When is Black Women's Pain & Heartbreak Enough?

 


OVER the weekend, it was announced that rapper Megan Thee Stallion and her boyfriend, basketball player Klay Thompson had broken up due to cheating allegations. Even though not a lot of details have bene revealed between the two, Megan took to her story to announce the breakup, removed all her photos from her socials with Thompson, as well as ending her 8-week run as the character Zidler in the Moulin Rouge Broadway musical early. 

Many people have showered Megan with love and support, while on the flip side, some individuals have taken it upon themselves to instead switch the blame on Megan, saying that she was in the wrong for being in a relationship with him.
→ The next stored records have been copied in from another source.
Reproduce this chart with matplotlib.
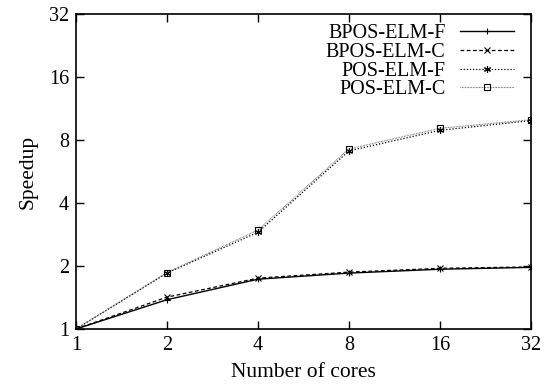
import matplotlib
matplotlib.use('Agg')
import matplotlib.pyplot as plt
from matplotlib.ticker import FixedLocator, NullLocator

plt.rcParams['font.family'] = ['Liberation Serif', 'DejaVu Serif']

# data
cores = [1, 2, 4, 8, 16, 32]
bpos_f = [1.0, 1.38, 1.73, 1.85, 1.93, 1.97]
bpos_c = [1.0, 1.42, 1.75, 1.87, 1.95, 1.98]
pos_f = [1.0, 1.85, 2.90, 7.10, 8.90, 9.90]
pos_c = [1.0, 1.86, 2.97, 7.25, 9.10, 10.0]
ticks = [1, 2, 4, 8, 16, 32]

fig = plt.figure(figsize=(5.47, 3.91), dpi=100)
ax = fig.add_axes([76/547, 1 - 329/391, (531-76)/547, (329-14)/391])

ax.plot(cores, bpos_f, color='black', lw=1.0, ls='-', marker='+', ms=5, mew=0.8, label='BPOS-ELM-F')
ax.plot(cores, bpos_c, color='black', lw=0.9, ls=(0, (3, 2)), marker='x', ms=4, mew=0.8, label='BPOS-ELM-C')
ax.plot(cores, pos_f, color='black', lw=0.9, ls=(0, (1, 1.5)), marker=(6, 2, 0), ms=5, mew=0.8, label='POS-ELM-F')
ax.plot(cores, pos_c, color='#555555', lw=0.8, ls=(0, (0.6, 0.8)), marker='s', ms=4.5, mfc='none', mec='black', mew=0.8, label='POS-ELM-C')

ax.set_xscale('log', base=2)
ax.set_yscale('log', base=2)
ax.set_xlim(1, 32)
ax.set_ylim(1, 32)
ax.xaxis.set_major_locator(FixedLocator(ticks))
ax.yaxis.set_major_locator(FixedLocator(ticks))
ax.xaxis.set_minor_locator(NullLocator())
ax.yaxis.set_minor_locator(NullLocator())
ax.set_xticklabels([str(t) for t in ticks])
ax.set_yticklabels([str(t) for t in ticks])
ax.tick_params(direction='in', top=True, right=True, length=6, width=1, labelsize=14.5, pad=5)
for s in ax.spines.values():
    s.set_linewidth(1.2)

ax.set_xlabel('Number of cores', fontsize=15.5, labelpad=6)
ax.set_ylabel('Speedup', fontsize=15.5, labelpad=8)

leg = ax.legend(loc='upper right', frameon=False, markerfirst=False, fontsize=14.5,
                handlelength=2.7, labelspacing=-0.02, borderaxespad=0.1, handletextpad=0.7,
                bbox_to_anchor=(0.985, 1.0))
for t in leg.get_texts():
    t.set_ha('right')
leg._legend_box.align = 'right'

fig.savefig('out.png', dpi=100)
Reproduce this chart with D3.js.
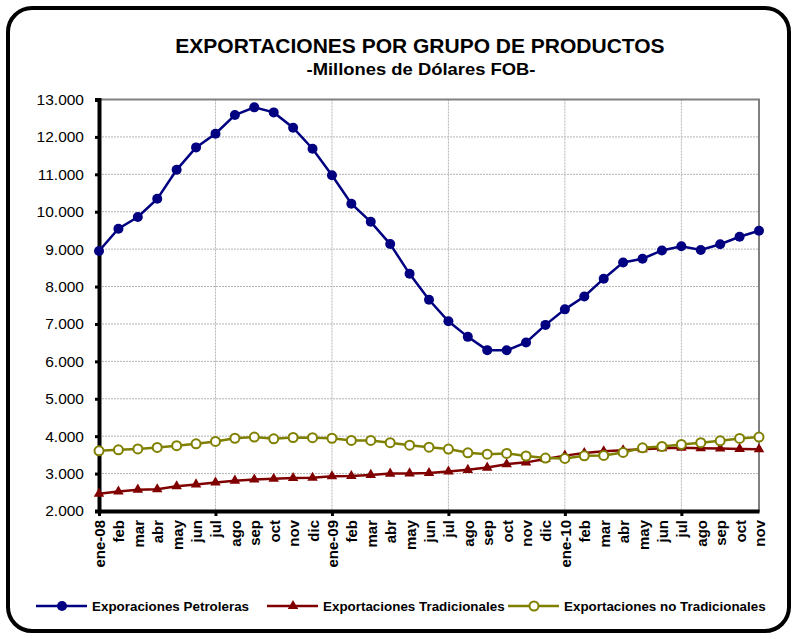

This is not the first time Thompson has cheated, in fact, it's reported that he also cheated on actress Laura Harrier as well as actress and singer Coco Jones. Ironically enough, Thomson does not have an impress record of cheating on black women and it may not be a coincidence that his string of cheatings follow this pattern. 

Megan is a prominent figure along the black community as well as the queer community as the rapper identifies as being bisexual. During the span of her career, her songs have empowered black women and helped them reclaim back their own sexuality and define their own identity. Megan embodies a multilayer individual herself from not only rap scene, but also being passionate and open about her interests such as anime, K-pop, her love for dogs, fitness, etc. She's been able to demonstrate her softness and strength as a black woman without sacrificing one for the other. This manifests itself throughout her music as well as the brand she promotes for herself. Even with all the positive she's promoted, of course negativity has always followed: people have insulted her height, masculinized her (which is usually common among black women), body shamed her, called her liar when her ex shot her, and now with Thompson cheating, it leaves us to wonder, when is black women's pain and heartbreak enough? Haven't we as a collective endured way too much? When do we get our happy endings? 

Beyoncé's 2016 Grammy winning album, Lemonade demonstrates this topic more. Almost similar to Megan's case, Beyoncé was cheated on by her rapper husband, Jay-Z in 2014 after they had been married and had even had their first daughter, Blue Ivy. Accompanying the songs, there was also a visual album that accompanied that further dove into the topics regarding the stages of Beyoncé's grief, heartbreak, and pain. She makes the black woman so many layers from the grief, to the softness, to the anger, to the intelligence, to all the aspects of a black woman in terms of being a black daughter, black wife, black sister, and black mother. She makes her main relatable; almost mainstream to express her pain and heartbreak. Within the end of the album and the end of the Lemonade era, Beyoncé did end up getting back together with her husband and even had twins with him, ultimately forgiving him.

It leads questions to ask why aren’t black women’s pain taken seriously within the mainstream? Why should Megan be blamed and face public abuse and harassment when she wasn’t aware that he was cheating? Black women already live in a society where there emotions aren’t taken seriously enough, and even when they are, they don’t get the chance to truly be vulnerable, but we’re expected to be the strong ones. The tough ones that have to push through our emotions. There’s never a chance to just breathe and not have the urge to mask our emotions. There’s not a real chance to really sit through the grief, but there’s always that expectation to immediately get back up. It erases our humanity. 

I think the pain and grief Beyoncé went through wasn’t taken seriously enough even through a musical and visual manifestation. Therefore, I definitely believe people aren’t considering Megan’s emotions through this rough patch and have even been to quickly blame for leaving her Broadway run earlier than intended. There’s only so much you can push though. 

And even though these are both celebrity women, I analyze them as black women, prominent within our culture beyond their musical endeavors. If people are willing to treat these black women who have high statuses, they are for sure willing to treat black women on the day to day basis just as bad. Currently now, there have been high percentages of domestic killings and attacks against black women. It all trickles back.